== Entries supplied

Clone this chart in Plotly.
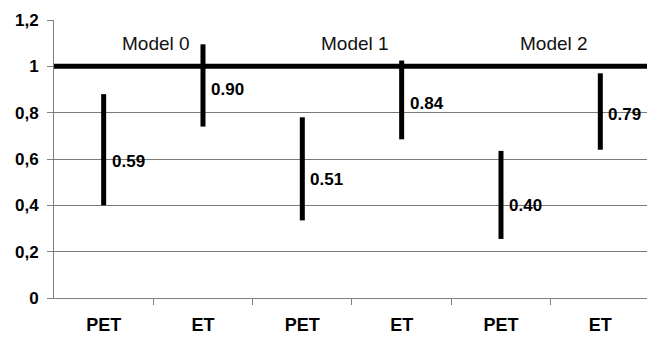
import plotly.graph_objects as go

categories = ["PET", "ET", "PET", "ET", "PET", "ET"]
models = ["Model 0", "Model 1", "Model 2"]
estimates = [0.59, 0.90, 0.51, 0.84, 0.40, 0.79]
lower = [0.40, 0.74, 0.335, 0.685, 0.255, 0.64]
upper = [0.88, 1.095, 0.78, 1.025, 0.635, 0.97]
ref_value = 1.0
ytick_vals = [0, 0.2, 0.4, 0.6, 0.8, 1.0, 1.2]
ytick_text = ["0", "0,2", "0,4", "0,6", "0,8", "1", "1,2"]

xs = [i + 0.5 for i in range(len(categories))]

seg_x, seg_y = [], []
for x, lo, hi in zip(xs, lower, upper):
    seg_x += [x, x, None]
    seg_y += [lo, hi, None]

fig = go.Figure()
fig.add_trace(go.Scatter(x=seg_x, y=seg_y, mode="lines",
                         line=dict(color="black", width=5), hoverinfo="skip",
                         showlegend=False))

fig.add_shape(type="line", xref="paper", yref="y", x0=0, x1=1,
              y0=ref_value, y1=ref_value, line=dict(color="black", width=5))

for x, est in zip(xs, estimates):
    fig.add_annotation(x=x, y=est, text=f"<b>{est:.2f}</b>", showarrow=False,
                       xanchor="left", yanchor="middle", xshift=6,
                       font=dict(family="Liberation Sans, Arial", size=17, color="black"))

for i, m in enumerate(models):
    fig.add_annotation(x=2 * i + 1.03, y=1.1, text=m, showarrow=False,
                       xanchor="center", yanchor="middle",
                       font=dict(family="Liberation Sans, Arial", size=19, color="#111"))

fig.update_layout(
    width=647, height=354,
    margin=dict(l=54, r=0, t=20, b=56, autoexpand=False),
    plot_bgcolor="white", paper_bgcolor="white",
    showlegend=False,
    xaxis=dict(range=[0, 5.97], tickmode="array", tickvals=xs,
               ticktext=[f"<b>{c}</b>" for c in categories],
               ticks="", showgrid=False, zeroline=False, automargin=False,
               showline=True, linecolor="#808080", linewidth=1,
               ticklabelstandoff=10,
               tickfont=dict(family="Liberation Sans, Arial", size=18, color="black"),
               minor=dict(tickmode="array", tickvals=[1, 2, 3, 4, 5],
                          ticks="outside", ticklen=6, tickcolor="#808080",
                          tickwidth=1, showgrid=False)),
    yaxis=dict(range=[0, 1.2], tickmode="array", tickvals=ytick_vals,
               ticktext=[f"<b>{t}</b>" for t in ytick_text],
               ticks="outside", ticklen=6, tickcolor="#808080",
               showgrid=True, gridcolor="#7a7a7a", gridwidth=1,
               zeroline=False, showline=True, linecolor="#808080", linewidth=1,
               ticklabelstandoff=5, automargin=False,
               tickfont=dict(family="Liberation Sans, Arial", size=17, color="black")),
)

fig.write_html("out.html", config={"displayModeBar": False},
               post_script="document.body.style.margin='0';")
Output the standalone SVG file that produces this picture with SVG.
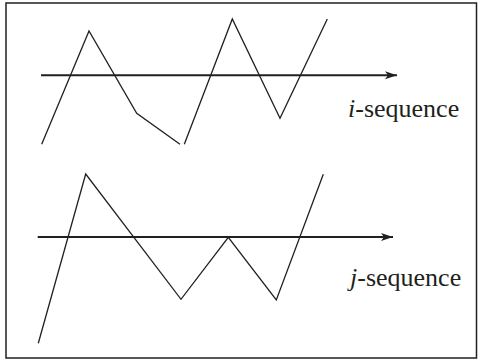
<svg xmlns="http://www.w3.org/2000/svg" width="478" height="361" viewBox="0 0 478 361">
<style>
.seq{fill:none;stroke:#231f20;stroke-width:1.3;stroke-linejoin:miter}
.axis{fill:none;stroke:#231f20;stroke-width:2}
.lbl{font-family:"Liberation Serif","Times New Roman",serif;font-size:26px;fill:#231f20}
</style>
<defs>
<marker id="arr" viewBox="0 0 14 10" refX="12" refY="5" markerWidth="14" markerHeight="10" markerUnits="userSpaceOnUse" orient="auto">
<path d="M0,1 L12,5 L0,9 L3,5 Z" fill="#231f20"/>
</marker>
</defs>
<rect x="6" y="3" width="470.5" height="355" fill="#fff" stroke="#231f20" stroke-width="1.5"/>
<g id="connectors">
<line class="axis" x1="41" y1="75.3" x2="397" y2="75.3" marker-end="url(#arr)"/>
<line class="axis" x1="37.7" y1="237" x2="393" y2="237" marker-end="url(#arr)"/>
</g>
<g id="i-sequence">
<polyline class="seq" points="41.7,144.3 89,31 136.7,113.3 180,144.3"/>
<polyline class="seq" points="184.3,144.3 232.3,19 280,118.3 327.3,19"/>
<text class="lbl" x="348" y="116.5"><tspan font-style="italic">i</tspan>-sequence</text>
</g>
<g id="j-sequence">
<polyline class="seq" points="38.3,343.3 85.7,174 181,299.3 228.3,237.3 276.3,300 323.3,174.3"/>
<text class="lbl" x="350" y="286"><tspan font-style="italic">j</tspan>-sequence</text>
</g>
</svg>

====

▶ **Written exercise**:
Copy out the whole listing exactly, and don't carry over any pictures.

▶ **Solution**:
Clone this chart in Plotly.
import plotly.graph_objects as go

categories = ["PET", "ET", "PET", "ET", "PET", "ET"]
models = ["Model 0", "Model 1", "Model 2"]
estimates = [0.59, 0.90, 0.51, 0.84, 0.40, 0.79]
lower = [0.40, 0.74, 0.335, 0.685, 0.255, 0.64]
upper = [0.88, 1.095, 0.78, 1.025, 0.635, 0.97]
ref_value = 1.0
ytick_vals = [0, 0.2, 0.4, 0.6, 0.8, 1.0, 1.2]
ytick_text = ["0", "0,2", "0,4", "0,6", "0,8", "1", "1,2"]

xs = [i + 0.5 for i in range(len(categories))]

seg_x, seg_y = [], []
for x, lo, hi in zip(xs, lower, upper):
    seg_x += [x, x, None]
    seg_y += [lo, hi, None]

fig = go.Figure()
fig.add_trace(go.Scatter(x=seg_x, y=seg_y, mode="lines",
                         line=dict(color="black", width=5), hoverinfo="skip",
                         showlegend=False))

fig.add_shape(type="line", xref="paper", yref="y", x0=0, x1=1,
              y0=ref_value, y1=ref_value, line=dict(color="black", width=5))

for x, est in zip(xs, estimates):
    fig.add_annotation(x=x, y=est, text=f"<b>{est:.2f}</b>", showarrow=False,
                       xanchor="left", yanchor="middle", xshift=6,
                       font=dict(family="Liberation Sans, Arial", size=17, color="black"))

for i, m in enumerate(models):
    fig.add_annotation(x=2 * i + 1.03, y=1.1, text=m, showarrow=False,
                       xanchor="center", yanchor="middle",
                       font=dict(family="Liberation Sans, Arial", size=19, color="#111"))

fig.update_layout(
    width=647, height=354,
    margin=dict(l=54, r=0, t=20, b=56, autoexpand=False),
    plot_bgcolor="white", paper_bgcolor="white",
    showlegend=False,
    xaxis=dict(range=[0, 5.97], tickmode="array", tickvals=xs,
               ticktext=[f"<b>{c}</b>" for c in categories],
               ticks="", showgrid=False, zeroline=False, automargin=False,
               showline=True, linecolor="#808080", linewidth=1,
               ticklabelstandoff=10,
               tickfont=dict(family="Liberation Sans, Arial", size=18, color="black"),
               minor=dict(tickmode="array", tickvals=[1, 2, 3, 4, 5],
                          ticks="outside", ticklen=6, tickcolor="#808080",
                          tickwidth=1, showgrid=False)),
    yaxis=dict(range=[0, 1.2], tickmode="array", tickvals=ytick_vals,
               ticktext=[f"<b>{t}</b>" for t in ytick_text],
               ticks="outside", ticklen=6, tickcolor="#808080",
               showgrid=True, gridcolor="#7a7a7a", gridwidth=1,
               zeroline=False, showline=True, linecolor="#808080", linewidth=1,
               ticklabelstandoff=5, automargin=False,
               tickfont=dict(family="Liberation Sans, Arial", size=17, color="black")),
)

fig.write_html("out.html", config={"displayModeBar": False},
               post_script="document.body.style.margin='0';")
Output the standalone SVG file that produces this picture with SVG.
<svg xmlns="http://www.w3.org/2000/svg" width="478" height="361" viewBox="0 0 478 361">
<style>
.seq{fill:none;stroke:#231f20;stroke-width:1.3;stroke-linejoin:miter}
.axis{fill:none;stroke:#231f20;stroke-width:2}
.lbl{font-family:"Liberation Serif","Times New Roman",serif;font-size:26px;fill:#231f20}
</style>
<defs>
<marker id="arr" viewBox="0 0 14 10" refX="12" refY="5" markerWidth="14" markerHeight="10" markerUnits="userSpaceOnUse" orient="auto">
<path d="M0,1 L12,5 L0,9 L3,5 Z" fill="#231f20"/>
</marker>
</defs>
<rect x="6" y="3" width="470.5" height="355" fill="#fff" stroke="#231f20" stroke-width="1.5"/>
<g id="connectors">
<line class="axis" x1="41" y1="75.3" x2="397" y2="75.3" marker-end="url(#arr)"/>
<line class="axis" x1="37.7" y1="237" x2="393" y2="237" marker-end="url(#arr)"/>
</g>
<g id="i-sequence">
<polyline class="seq" points="41.7,144.3 89,31 136.7,113.3 180,144.3"/>
<polyline class="seq" points="184.3,144.3 232.3,19 280,118.3 327.3,19"/>
<text class="lbl" x="348" y="116.5"><tspan font-style="italic">i</tspan>-sequence</text>
</g>
<g id="j-sequence">
<polyline class="seq" points="38.3,343.3 85.7,174 181,299.3 228.3,237.3 276.3,300 323.3,174.3"/>
<text class="lbl" x="350" y="286"><tspan font-style="italic">j</tspan>-sequence</text>
</g>
</svg>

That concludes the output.